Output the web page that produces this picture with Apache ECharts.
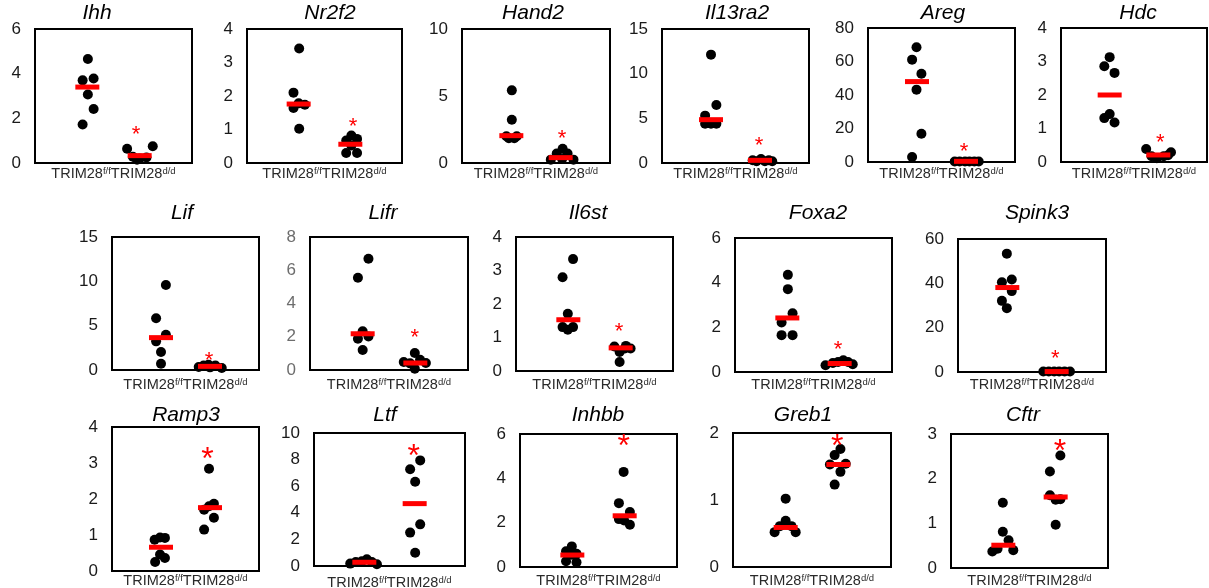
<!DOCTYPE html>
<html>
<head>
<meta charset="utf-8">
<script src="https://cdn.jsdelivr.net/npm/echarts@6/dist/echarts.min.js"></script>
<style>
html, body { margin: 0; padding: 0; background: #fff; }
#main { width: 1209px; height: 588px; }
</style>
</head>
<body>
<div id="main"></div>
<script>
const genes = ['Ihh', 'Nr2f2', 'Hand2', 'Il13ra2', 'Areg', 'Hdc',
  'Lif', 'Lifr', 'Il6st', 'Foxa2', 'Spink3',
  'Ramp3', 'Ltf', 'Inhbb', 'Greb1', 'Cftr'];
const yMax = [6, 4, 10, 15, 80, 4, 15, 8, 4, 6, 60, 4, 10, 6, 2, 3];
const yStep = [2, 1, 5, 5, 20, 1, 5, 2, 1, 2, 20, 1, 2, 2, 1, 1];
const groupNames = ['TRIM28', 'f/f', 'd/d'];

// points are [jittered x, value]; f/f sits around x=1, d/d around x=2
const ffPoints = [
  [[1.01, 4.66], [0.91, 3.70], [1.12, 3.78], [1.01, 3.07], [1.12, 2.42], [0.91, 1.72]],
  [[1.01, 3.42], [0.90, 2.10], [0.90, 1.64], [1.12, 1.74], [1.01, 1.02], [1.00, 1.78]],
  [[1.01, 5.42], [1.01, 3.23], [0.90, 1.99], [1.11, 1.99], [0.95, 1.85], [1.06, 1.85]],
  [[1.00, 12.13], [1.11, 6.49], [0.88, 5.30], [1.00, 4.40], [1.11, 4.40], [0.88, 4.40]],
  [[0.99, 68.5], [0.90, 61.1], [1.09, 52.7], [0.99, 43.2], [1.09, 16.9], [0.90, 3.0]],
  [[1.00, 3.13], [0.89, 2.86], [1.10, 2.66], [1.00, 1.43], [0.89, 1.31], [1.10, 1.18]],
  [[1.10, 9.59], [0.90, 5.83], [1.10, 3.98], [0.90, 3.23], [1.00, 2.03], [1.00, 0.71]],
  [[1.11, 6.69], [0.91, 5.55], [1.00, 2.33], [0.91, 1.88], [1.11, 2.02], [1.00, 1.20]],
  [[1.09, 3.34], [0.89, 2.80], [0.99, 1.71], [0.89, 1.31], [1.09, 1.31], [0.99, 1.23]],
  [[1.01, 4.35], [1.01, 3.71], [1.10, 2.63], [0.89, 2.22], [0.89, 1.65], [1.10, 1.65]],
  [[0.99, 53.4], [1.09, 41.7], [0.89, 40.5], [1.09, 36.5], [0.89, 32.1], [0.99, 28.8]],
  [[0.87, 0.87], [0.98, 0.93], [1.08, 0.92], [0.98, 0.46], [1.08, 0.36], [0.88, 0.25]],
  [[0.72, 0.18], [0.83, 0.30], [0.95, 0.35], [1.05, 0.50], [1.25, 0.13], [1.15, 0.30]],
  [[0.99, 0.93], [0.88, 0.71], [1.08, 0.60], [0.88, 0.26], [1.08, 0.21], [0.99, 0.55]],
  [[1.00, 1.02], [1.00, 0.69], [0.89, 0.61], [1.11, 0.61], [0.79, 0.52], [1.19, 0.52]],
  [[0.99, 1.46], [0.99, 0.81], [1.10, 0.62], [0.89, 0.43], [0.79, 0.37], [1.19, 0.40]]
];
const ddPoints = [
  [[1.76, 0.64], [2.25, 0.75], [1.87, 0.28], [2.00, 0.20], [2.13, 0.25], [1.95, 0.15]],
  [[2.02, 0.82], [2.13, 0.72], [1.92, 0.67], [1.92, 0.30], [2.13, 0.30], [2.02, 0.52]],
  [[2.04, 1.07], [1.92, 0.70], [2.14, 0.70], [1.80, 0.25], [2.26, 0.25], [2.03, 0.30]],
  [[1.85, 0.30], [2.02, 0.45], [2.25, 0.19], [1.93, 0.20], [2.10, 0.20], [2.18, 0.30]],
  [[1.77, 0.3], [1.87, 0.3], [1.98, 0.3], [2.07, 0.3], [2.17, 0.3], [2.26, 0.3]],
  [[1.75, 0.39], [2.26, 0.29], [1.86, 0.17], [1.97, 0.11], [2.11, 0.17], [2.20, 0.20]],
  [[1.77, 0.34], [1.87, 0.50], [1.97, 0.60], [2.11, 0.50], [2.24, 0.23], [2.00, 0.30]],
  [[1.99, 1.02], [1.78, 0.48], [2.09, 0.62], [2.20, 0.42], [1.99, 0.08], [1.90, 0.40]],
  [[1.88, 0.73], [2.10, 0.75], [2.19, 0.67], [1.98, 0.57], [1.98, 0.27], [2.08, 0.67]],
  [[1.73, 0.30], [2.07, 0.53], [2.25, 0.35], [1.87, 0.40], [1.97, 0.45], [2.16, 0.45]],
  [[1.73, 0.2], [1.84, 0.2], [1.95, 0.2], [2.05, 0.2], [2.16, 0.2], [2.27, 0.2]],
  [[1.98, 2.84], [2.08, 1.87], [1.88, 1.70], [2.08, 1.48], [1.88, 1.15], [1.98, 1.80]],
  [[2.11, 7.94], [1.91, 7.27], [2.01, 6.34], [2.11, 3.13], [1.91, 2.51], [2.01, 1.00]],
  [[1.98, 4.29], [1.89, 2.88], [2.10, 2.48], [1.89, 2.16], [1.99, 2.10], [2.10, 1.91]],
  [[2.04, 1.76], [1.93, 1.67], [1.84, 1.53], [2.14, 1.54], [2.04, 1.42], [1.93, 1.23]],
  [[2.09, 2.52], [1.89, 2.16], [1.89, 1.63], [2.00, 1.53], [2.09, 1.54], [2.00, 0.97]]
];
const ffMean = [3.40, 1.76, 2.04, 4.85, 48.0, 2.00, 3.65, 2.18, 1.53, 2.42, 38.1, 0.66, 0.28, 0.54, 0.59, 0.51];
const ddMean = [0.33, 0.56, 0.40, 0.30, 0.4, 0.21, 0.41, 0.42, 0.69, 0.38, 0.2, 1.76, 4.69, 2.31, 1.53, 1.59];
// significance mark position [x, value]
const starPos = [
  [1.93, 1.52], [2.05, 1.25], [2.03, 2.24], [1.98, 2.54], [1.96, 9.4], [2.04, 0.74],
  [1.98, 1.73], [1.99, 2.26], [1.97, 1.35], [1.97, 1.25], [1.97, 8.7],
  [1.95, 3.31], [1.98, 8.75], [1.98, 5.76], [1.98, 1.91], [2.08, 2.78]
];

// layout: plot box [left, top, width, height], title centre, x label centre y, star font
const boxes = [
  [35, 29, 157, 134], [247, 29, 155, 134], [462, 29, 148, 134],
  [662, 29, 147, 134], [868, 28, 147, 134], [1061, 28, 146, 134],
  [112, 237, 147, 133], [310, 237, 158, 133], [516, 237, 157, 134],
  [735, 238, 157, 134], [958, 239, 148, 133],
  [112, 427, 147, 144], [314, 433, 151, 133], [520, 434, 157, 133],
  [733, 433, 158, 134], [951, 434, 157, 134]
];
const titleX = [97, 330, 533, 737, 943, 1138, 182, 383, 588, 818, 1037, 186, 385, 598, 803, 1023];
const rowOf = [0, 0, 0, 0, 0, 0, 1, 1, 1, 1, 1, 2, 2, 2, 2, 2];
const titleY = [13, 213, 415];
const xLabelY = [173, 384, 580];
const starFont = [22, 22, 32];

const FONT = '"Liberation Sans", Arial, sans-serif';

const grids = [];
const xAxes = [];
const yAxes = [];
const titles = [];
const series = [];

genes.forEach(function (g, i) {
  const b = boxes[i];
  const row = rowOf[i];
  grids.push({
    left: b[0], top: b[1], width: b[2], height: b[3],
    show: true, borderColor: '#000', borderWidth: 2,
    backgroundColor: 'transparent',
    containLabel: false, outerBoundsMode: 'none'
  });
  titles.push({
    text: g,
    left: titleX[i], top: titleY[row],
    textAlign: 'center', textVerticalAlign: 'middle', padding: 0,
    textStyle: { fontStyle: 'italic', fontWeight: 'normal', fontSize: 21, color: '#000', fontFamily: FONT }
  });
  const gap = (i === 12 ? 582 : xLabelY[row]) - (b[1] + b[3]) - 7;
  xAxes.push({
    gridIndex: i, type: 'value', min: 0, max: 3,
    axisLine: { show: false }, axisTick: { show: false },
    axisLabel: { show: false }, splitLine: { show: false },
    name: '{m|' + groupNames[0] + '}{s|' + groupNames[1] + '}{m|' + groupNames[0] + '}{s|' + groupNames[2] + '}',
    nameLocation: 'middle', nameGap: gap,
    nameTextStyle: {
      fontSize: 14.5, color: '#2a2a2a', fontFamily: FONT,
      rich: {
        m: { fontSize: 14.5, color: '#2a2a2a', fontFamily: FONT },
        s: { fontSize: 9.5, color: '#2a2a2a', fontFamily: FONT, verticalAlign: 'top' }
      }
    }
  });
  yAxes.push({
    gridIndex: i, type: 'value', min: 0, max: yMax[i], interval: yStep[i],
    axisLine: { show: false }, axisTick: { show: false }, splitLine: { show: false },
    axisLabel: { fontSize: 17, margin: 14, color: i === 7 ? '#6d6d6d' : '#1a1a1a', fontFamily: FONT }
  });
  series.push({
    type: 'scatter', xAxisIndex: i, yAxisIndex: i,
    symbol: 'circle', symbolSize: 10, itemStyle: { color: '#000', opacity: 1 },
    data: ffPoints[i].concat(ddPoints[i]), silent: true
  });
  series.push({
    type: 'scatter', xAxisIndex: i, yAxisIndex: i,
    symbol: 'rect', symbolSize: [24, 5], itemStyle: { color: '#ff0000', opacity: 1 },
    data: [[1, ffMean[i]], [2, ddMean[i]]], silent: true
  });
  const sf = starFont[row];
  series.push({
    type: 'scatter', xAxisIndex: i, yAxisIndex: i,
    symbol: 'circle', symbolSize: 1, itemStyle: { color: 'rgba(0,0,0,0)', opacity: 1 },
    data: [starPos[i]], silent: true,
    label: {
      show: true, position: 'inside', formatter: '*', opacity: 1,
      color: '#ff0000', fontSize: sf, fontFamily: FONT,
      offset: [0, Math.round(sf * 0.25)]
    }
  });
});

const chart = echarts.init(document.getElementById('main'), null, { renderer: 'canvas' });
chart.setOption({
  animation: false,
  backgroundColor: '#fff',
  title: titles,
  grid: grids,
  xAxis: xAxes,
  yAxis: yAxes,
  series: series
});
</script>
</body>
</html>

## Instructions to follow
Please repeat exactly the data above from its first line to the line that contains "const groupNames = ['TRIM28', 'f/f', 'd/d'];", inclusive, and leave every picture out.

## The response
Output the web page that produces this picture with Apache ECharts.
<!DOCTYPE html>
<html>
<head>
<meta charset="utf-8">
<script src="https://cdn.jsdelivr.net/npm/echarts@6/dist/echarts.min.js"></script>
<style>
html, body { margin: 0; padding: 0; background: #fff; }
#main { width: 1209px; height: 588px; }
</style>
</head>
<body>
<div id="main"></div>
<script>
const genes = ['Ihh', 'Nr2f2', 'Hand2', 'Il13ra2', 'Areg', 'Hdc',
  'Lif', 'Lifr', 'Il6st', 'Foxa2', 'Spink3',
  'Ramp3', 'Ltf', 'Inhbb', 'Greb1', 'Cftr'];
const yMax = [6, 4, 10, 15, 80, 4, 15, 8, 4, 6, 60, 4, 10, 6, 2, 3];
const yStep = [2, 1, 5, 5, 20, 1, 5, 2, 1, 2, 20, 1, 2, 2, 1, 1];
const groupNames = ['TRIM28', 'f/f', 'd/d'];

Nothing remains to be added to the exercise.